AN OBAMA visit to Israel might just help chivvy along some kind of formula over settlement building that would enable the current Israeli government to honor its own platform and the American president to save face. But mainstream Israel’s discomfort with the president’s calls for a settlement freeze is not a function of his Israel-free travel itinerary to date. It is, rather, a consequence of his having pressed emphatically for a halt to all building – in east Jerusalem and Ma’aleh Adumim as well as at remote isolated settlements and outposts.

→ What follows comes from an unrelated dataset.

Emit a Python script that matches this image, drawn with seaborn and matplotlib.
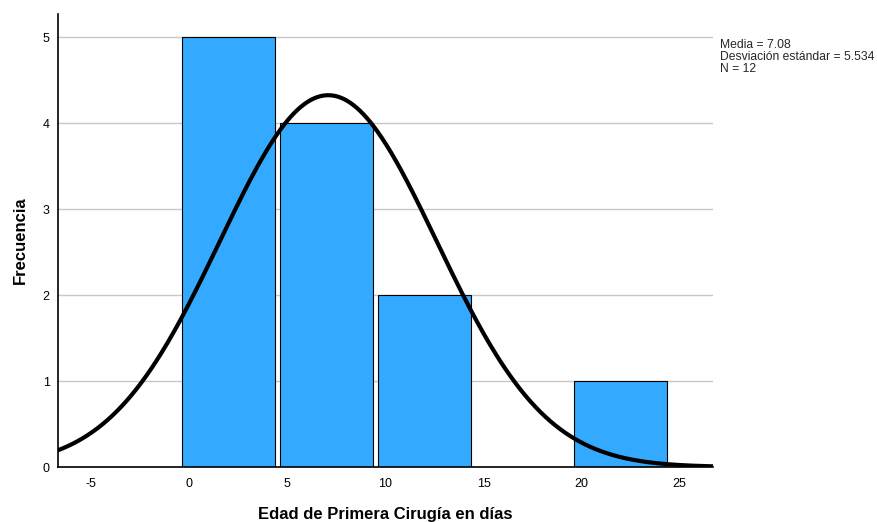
import numpy as np
import pandas as pd
import matplotlib
matplotlib.use("Agg")
import matplotlib.pyplot as plt
import seaborn as sns

# Data
bin_centers = [2, 7, 12, 17, 22]
counts = [5, 4, 2, 0, 1]
bin_edges = [-0.5, 4.5, 9.5, 14.5, 19.5, 24.5]
mean_val = 7.08
sd_val = 5.534
n_val = 12
bin_width = 5
x_ticks = [-5, 0, 5, 10, 15, 20, 25]
y_ticks = [0, 1, 2, 3, 4, 5]

sns.set_style("white")
plt.rcParams['font.family'] = ['Liberation Sans', 'DejaVu Sans']
plt.rcParams['axes.unicode_minus'] = False

fig = plt.figure(figsize=(8.77, 5.22), dpi=100)
ax = fig.add_axes([58/877, 1-467/522, (713-58)/877, (467-14)/522])

df = pd.DataFrame({"x": bin_centers, "w": counts})
sns.histplot(data=df, x="x", weights="w", bins=bin_edges, shrink=0.95,
             color="#33aaff", alpha=1.0, edgecolor="black", linewidth=0.8, ax=ax, zorder=2)

xs = np.linspace(-6.7, 26.7, 400)
ys = n_val * bin_width * np.exp(-0.5 * ((xs - mean_val) / sd_val) ** 2) / (sd_val * np.sqrt(2 * np.pi))
sns.lineplot(x=xs, y=ys, color="black", linewidth=3, ax=ax, zorder=3)

ax.set_xlim(-6.7, 26.7)
ax.set_ylim(0, 5.27)
ax.set_xticks(x_ticks)
ax.set_yticks(y_ticks)
ax.yaxis.grid(True, color="#c8c8c8", linewidth=1)
ax.set_axisbelow(True)
for s in ["top", "right"]:
    ax.spines[s].set_visible(False)
ax.spines["left"].set_color("black")
ax.spines["bottom"].set_color("black")
ax.spines["left"].set_linewidth(1.2)
ax.spines["bottom"].set_linewidth(1.2)
ax.tick_params(axis="both", length=0, labelsize=9, labelcolor="black")
ax.tick_params(axis="x", pad=8)
ax.tick_params(axis="y", pad=6)

ax.set_xlabel("Edad de Primera Cirugía en días", fontsize=12, fontweight="bold", labelpad=12, color="black")
ax.set_ylabel("Frecuencia", fontsize=12, fontweight="bold", labelpad=11, color="black")

fig.text(720/877, 1-39/522, f"Media = {mean_val:.2f}\nDesviación estándar = {sd_val:.3f}\nN = {n_val}",
         fontsize=8.7, va="top", ha="left", linespacing=0.98)

fig.savefig("out.png", dpi=100)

Into one undistinguished whole, the Obama administration has lumped those areas where most Israelis insist we have the right to build (in parts of Jerusalem to which Israel extended sovereignty after the 1967 war), along with areas most Israelis would like to retain under a permanent accord (such as Ma’aleh Adumim and the Etzion Bloc), together with settlement areas most Israelis would be prepared to relinquish under a permanent accord (dozens upon dozens of settlements beyond the security barrier) and minor settlements that this government vows it is about to remove (the illegal outposts).

By removing the distinctions between these categories of settlement, the administration has galvanized a far larger body of Israeli opposition to a freeze than would have resulted from a more nuanced approach – in the process undermining its own efforts to foster support for compromise.

Moreover, by pushing so relentlessly for a freeze even as it has failed to prise significant steps toward normalization from key Arab players such as Saudi Arabia, it has left Israelis bristling and bemused. Why, it is quite widely wondered here, does the US administration seem convinced that, if only Israel would freeze settlement building, harmony and peace would ensue, when so many Palestinian and Arab utterances make the opposite conclusion so unavoidable? By extension, if the US is so wrongheaded about this, how much of a risk can Israel really take with this administration as it seeks to mediate an accord?

And let there be no doubt: Israel is already taking security risks, in the shape of eased restrictions on Palestinian movement in the West Bank, and in the shape of support for the widening authority of US-trained Palestinian security forces.

AN OBAMA visit would be encouraging, welcome and almost certainly constructive. Israel would certainly be pleased to hear directly from the president. But the voice we need to hear is that of Abbas – an Abbas speaking to his people and to ours in terms he did not employ at Fatah’s Bethlehem gathering. An Abbas countering the duplicitous Arafat’s assertion to the Palestinian public that the Jews have no rights and no legitimacy here. An Abbas explaining to his people and to ours that we are fated to live together and that he will meet us on the road to a better future.

The trouble is that it gets ever harder to believe that Abbas is indeed a Palestinian leader devoted to compromise when he, by his own admission, so derisively rejected Ehud Olmert’s unprecedented peace overtures. It gets ever harder when Abbas presides over the relegitimization of the murderous Aksa Martyrs Brigades at a Fatah conference that did anything but advance prospects for reconciliation.

Worthy columns and editorials notwithstanding, you see, it’s not what the US president isn’t saying directly to us that’s most worrying for Israelis. It’s what the Palestinian leadership is saying, to its own people and to anyone else who’s listening: far too much that is deeply troubling, and far too little that engenders good faith.